A classic example of a company that achieves both attributes on our quality of earnings checklist is Warren Buffett’s GEICO property. For a little background the Government Employees Insurance Company was founded in 1936 on the assumption that government employees would not only be more responsible drivers (reducing claims) but would also be more credit worthy (increasing revenue predictability). A strong majority of drivers avoid accidents on a yearly basis but still put a significant amount of funds towards the float (which is the premium minus the claims) that can be invested and grown by the company’s management. If you want to study a fantastic business GEICO is a one-stop shop. The premiums are paid on a regular, predictable schedule and are a legal imperative if you want to drive. As Warren Buffett said in his 2008 Annual Report “No one likes to buy auto insurance. But virtually everyone likes to drive.” Combine that necessity with a rock solid customer and you have a business built for long-term success.
GEICO also doesn’t rely on a small set of customers and doesn’t fall into what many call the 80/20 earnings rule. That is if 80% of your revenues come from 20% of your customers your earnings could be very vulnerable if those customers lost their ability to pay or you lost their loyalty to your product. Companies that have government contracts (Raytheon) or who work on large construction projects (Perini Corp.) can be very susceptible to these dangers. Reaching a wide range of customers therefore is very important. Essentially you’d like customers with steady income streams from stable industries and that function well in a majority of economic climates. The 80/20 rule could also be applied to short-term currency situations as you might not want to be overexposed to a volatile monetary situation which will impair earnings. It’s somewhat safe to say though that currency fluctuations even out over the long-term though.

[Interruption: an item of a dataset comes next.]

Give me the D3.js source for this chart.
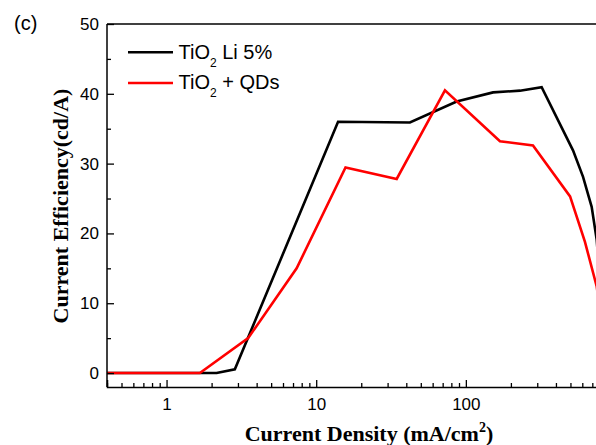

One way to achieve this broad based consistent earnings approach is to make a product that is required on a regular basis. We all can probably name some household products or regular services that we receive that could be categorized as necessities. Personal care items, telecommunications, maybe your cable sports programming, prescription drugs, etc. are all solid examples. Any product or service that is bought/paid for on at least a quarterly basis should fall into this prime category for selection.